In der Videobotschaft vom 22. Januar des Universitätspräsidenten Prof. Oliver Günther wird diese Aussage dahingehend ergänzt, dass sich bei Nicht-Ablegen der Prüfungen der Studienverlauf natürlich nach hinten verzögern würde. Eine Lösung die beispielsweise für Laura “der schlimmste Fall” wäre, wie sie betont.
Kompromissbereitschaft – auf beiden Seiten
Ein kleiner Lichtblick: Ebenso wie das Sommersemester vergangenen Jahres soll auch dieses Semester mit dem Hinweis „Beeinträchtigungen im Lehr- und Prüfungsbetrieb“ versehen werden.

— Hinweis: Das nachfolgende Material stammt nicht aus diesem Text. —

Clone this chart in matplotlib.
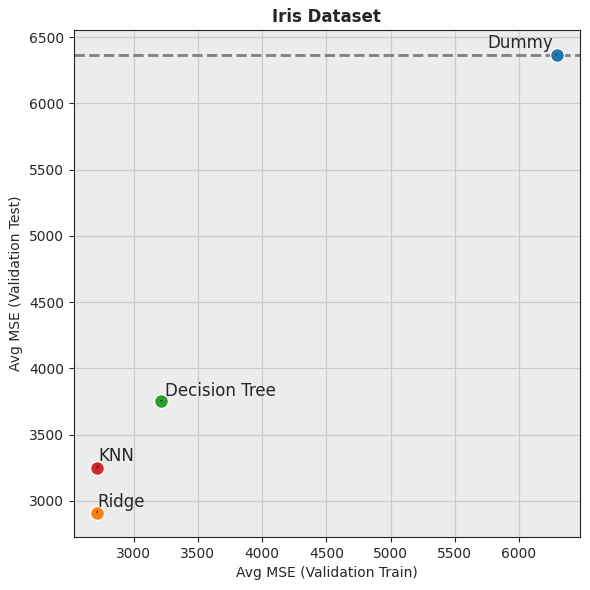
import matplotlib
matplotlib.use("Agg")
import matplotlib.pyplot as plt

models = ["Dummy", "Ridge", "Decision Tree", "KNN"]
train_mse = [6296, 2712, 3210, 2712]
test_mse = [6364, 2910, 3754, 3249]
colors = ["#1f77b4", "#ff7f0e", "#2ca02c", "#d62728"]
label_pos = [(6268, 6415), (2719, 2955), (3242, 3793), (2727, 3300)]
label_ha = ["right", "left", "left", "left"]
label_rel = [(1, 0), (0, 0), (0, 0), (0, 0)]

plt.rcParams["text.color"] = "#262626"
plt.rcParams["axes.labelcolor"] = "#262626"
plt.rcParams["xtick.color"] = "#262626"
plt.rcParams["ytick.color"] = "#262626"

fig, ax = plt.subplots(figsize=(5.9, 5.9), dpi=100)
ax.set_facecolor("#ececec")
ax.grid(True, color="#cccccc", linewidth=0.9)
ax.set_axisbelow(True)

for m, x, y, c in zip(models, train_mse, test_mse, colors):
    ax.scatter(x, y, s=100, color=c, edgecolor="white", linewidth=1, zorder=3)

ax.axhline(test_mse[0], color="gray", linestyle="--", linewidth=2, zorder=2)

for m, x, y, (tx, ty), ha, rel in zip(models, train_mse, test_mse, label_pos, label_ha, label_rel):
    ax.annotate(m, xy=(x, y), xytext=(tx, ty), fontsize=12, ha=ha, va="baseline",
                arrowprops=dict(arrowstyle="-", color="black", lw=0.6,
                                shrinkA=0, shrinkB=0, relpos=rel),
                zorder=4)

ax.set_xlim(2533, 6475)
ax.set_ylim(2729, 6553)
ax.set_xticks(range(3000, 6001, 500))
ax.set_yticks(range(3000, 6501, 500))
ax.set_xlabel("Avg MSE (Validation Train)", fontsize=10)
ax.set_ylabel("Avg MSE (Validation Test)", fontsize=10)
ax.set_title("Iris Dataset", fontsize=12, fontweight="bold")
for s in ax.spines.values():
    s.set_color("#222222")
ax.tick_params(labelsize=10)

fig.subplots_adjust(left=0.125, right=0.983, top=0.949, bottom=0.09)
fig.savefig("out.png", dpi=100)
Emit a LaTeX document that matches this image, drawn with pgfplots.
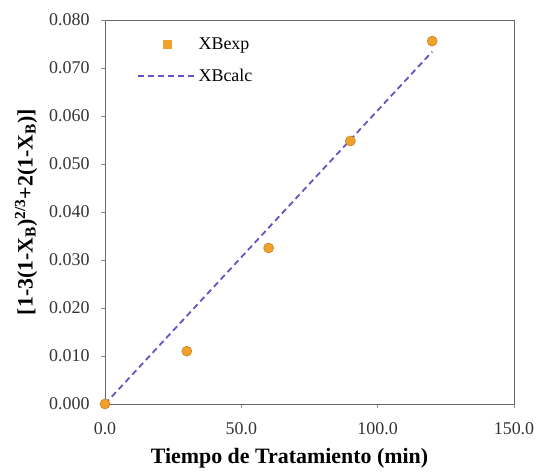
\documentclass[border=0pt]{standalone}
\usepackage{pgfplots}
\pgfplotsset{compat=1.18}
\usepackage{fontspec}
\setmainfont{Liberation Serif}
\definecolor{ptorange}{HTML}{EFA12E}
\definecolor{ptedge}{HTML}{C97A10}
\definecolor{lnpurple}{HTML}{6B4FC4}
\begin{document}
\begin{tikzpicture}
\begin{axis}[
  scale only axis,
  width=409bp, height=384bp,
  xmin=0, xmax=150, ymin=0, ymax=0.08,
  xtick={0,50,100,150},
  ytick={0,0.01,0.02,0.03,0.04,0.05,0.06,0.07,0.08},
  axis line style={draw=black!60, line width=0.9pt},
  tick style={draw=black!45, line width=0.6pt},
  tick align=outside,
  major tick length=4bp,
  xtick pos=bottom, ytick pos=left,
  scaled y ticks=false,
  /pgf/number format/assume math mode=true,
  xticklabel style={yshift=-11bp, /pgf/number format/.cd, fixed, fixed zerofill, precision=1},
  yticklabel style={xshift=-8bp, /pgf/number format/.cd, fixed, fixed zerofill, precision=3},
  ticklabel style={font=\fontsize{18}{20}\selectfont, text=black!80},
  xlabel={\textbf{Tiempo de Tratamiento (min)}},
  ylabel={\textbf{[1-3(1-X\textsubscript{B})\textsuperscript{2/3}+2(1-X\textsubscript{B})]}},
  label style={font=\fontsize{22}{24}\selectfont},
  xlabel style={xshift=-20bp, yshift=-7bp},
  ylabel style={yshift=5bp},
  legend style={draw=none, fill=none, at={(rel axis cs:0.07,0.965)}, anchor=north west,
    font=\fontsize{18}{20}\selectfont, row sep=14bp},
  legend cell align=left,
]
\addplot[only marks, mark=*, mark size=5bp, mark options={fill=ptorange, draw=ptedge, line width=0.5pt},
  legend image code/.code={\path (0bp,0bp) (58bp,0bp); \fill[ptorange] (25bp,-4bp) rectangle (33bp,4bp);}]
  coordinates {(0,0) (30,0.0110) (60,0.0325) (90,0.0548) (120,0.0756)};
\addlegendentry{XBexp}
\addplot[lnpurple, line width=1.8pt, dash pattern=on 6bp off 4bp,
  legend image code/.code={\draw[lnpurple, line width=1.8pt, dash pattern=on 6bp off 4bp] (0bp,0bp) -- (58bp,0bp);}]
  coordinates {(0,0) (120,0.0734)};
\addlegendentry{XBcalc}
\end{axis}
\path ([xshift=-105bp,yshift=-66bp]current axis.south west) rectangle ([xshift=27bp,yshift=20bp]current axis.north east);
\end{tikzpicture}
\end{document}
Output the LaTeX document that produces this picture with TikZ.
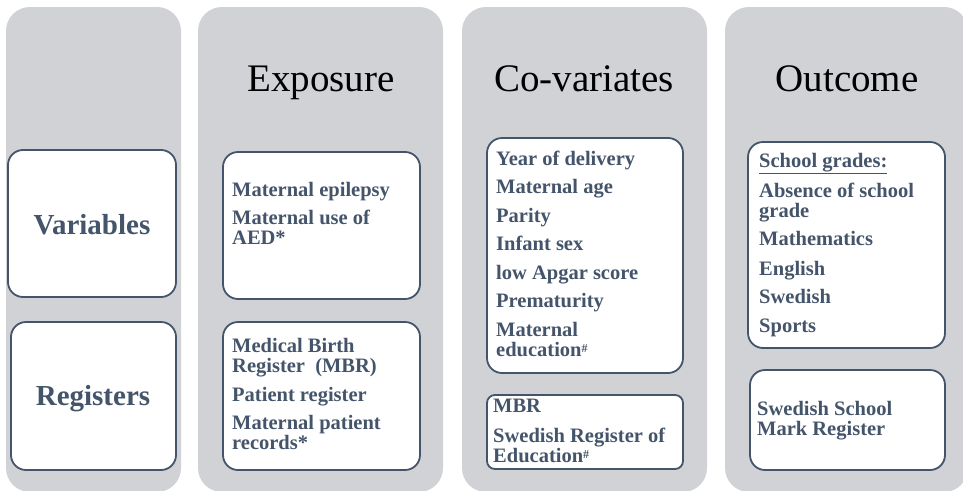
\documentclass[tikz,border=0pt]{standalone}
\usepackage{fontspec}
\setmainfont{Liberation Serif}
\definecolor{panelgray}{RGB}{208,210,214}
\definecolor{txtblue}{RGB}{68,84,106}
\newcommand{\hashsup}{\raisebox{4pt}{\fontsize{12}{12}\selectfont\#}}
\begin{document}
\begin{tikzpicture}[x=1pt,y=-1pt,
  panel/.style={fill=panelgray, draw=none, rounded corners=24pt},
  wbox/.style={fill=white, draw=txtblue, line width=1.8pt, rounded corners=15pt},
  head/.style={font=\fontsize{39}{39}\selectfont, text=black, inner sep=0pt, anchor=base},
  bigtxt/.style={font=\fontsize{29}{29}\selectfont\bfseries, text=txtblue, inner sep=0pt, anchor=base},
  body/.style={font=\fontsize{20.5}{20}\selectfont\bfseries, text=txtblue, inner sep=0pt, anchor=base west}]
\useasboundingbox (0,0) rectangle (963,490);
\fill[white] (0,0) rectangle (963,490);

% panels
\path[panel] (6,7) rectangle (181,492);
\path[panel] (198,7) rectangle (443,492);
\path[panel] (462,7) rectangle (707,492);
\path[panel] (725,7) rectangle (968,492);

% headers
\node[head] (hexp) at (321,91) {Exposure};
\node[head] (hcov) at (584,91) {Co-variates};
\node[head] (hout) at (847,91) {Outcome};

% column 1
\draw[wbox] (8,150) rectangle (176,297);
\draw[wbox] (11,322) rectangle (176,470);
\node[bigtxt] (var) at (92,234) {Variables};
\node[bigtxt] (reg) at (93,405) {Registers};

% column 2
\draw[wbox] (223,152) rectangle (420,299);
\draw[wbox] (223,322) rectangle (420,470);
\foreach \t/\yy [count=\k] in {{Maternal epilepsy}/196,{Maternal use of}/224,{AED*}/244}
  \node[body] (ea\k) at (232,\yy) {\t};
\foreach \t/\yy [count=\k] in {{Medical Birth}/352,{Register\ \ (MBR)}/372,{Patient register}/401,{Maternal patient}/429,{records*}/449}
  \node[body] (eb\k) at (232,\yy) {\t};

% column 3
\draw[wbox] (487,138) rectangle (683,373);
\draw[wbox, rounded corners=8pt] (487,395) rectangle (683,469);
\foreach \t/\yy [count=\k] in {{Year of delivery}/165,{Maternal age}/193,{Parity}/222,{Infant sex}/250,{low Apgar score}/279,{Prematurity}/307,{Maternal}/336,{education\hashsup}/356}
  \node[body] (ca\k) at (496,\yy) {\t};
\foreach \t/\yy [count=\k] in {{MBR}/412,{Swedish Register of}/442,{Education\hashsup}/462}
  \node[body] (cb\k) at (493,\yy) {\t};

% column 4
\draw[wbox] (748,142) rectangle (945,348);
\draw[wbox] (750,370) rectangle (945,470);
\foreach \t/\yy [count=\k] in {{\underline{School grades:}}/167,{Absence of school}/197,{grade}/217,{Mathematics}/245,{English}/275,{Swedish}/303,{Sports}/332}
  \node[body] (oa\k) at (759,\yy) {\t};
\foreach \t/\yy [count=\k] in {{Swedish School}/415,{Mark Register}/435}
  \node[body] (ob\k) at (757,\yy) {\t};
\end{tikzpicture}
\end{document}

Zudem heißt es in einer erneuten E-Mail der Universität vom ersten Februar, dass Lehrende im Falle einer Präsenzprüfung darum angehalten werden „einen weiteren Prüfungstermin zu einem Zeitpunkt anzubieten, zu dem die Rahmenbedingungen wieder eine risikofreie Anwesenheit erlauben.“ Dies soll dabei helfen, für niemanden Nachteile entstehen zu lassen, sollte jemand nicht an einer Präsenzprüfung teilnehmen können oder wollen.
Prof. Dr. Musil weist in der Email darauf hin, dass je nach Lüftungsvorgaben auch während den Prüfungen die Fenster geöffnet werden und es Studierenden möglich sein müsse, während den Prüfungen ihre Jacken überzuziehen. Studierende sollten außerdem 30-45 Minuten mehr Zeit als üblich für den Einlass in die Prüfungsräume einplanen.
Klar ist, dass sowohl Universität als auch Studierende einige Kompromisse eingehen müssen, um diese ungewohnte Prüfungsphase zu überstehen.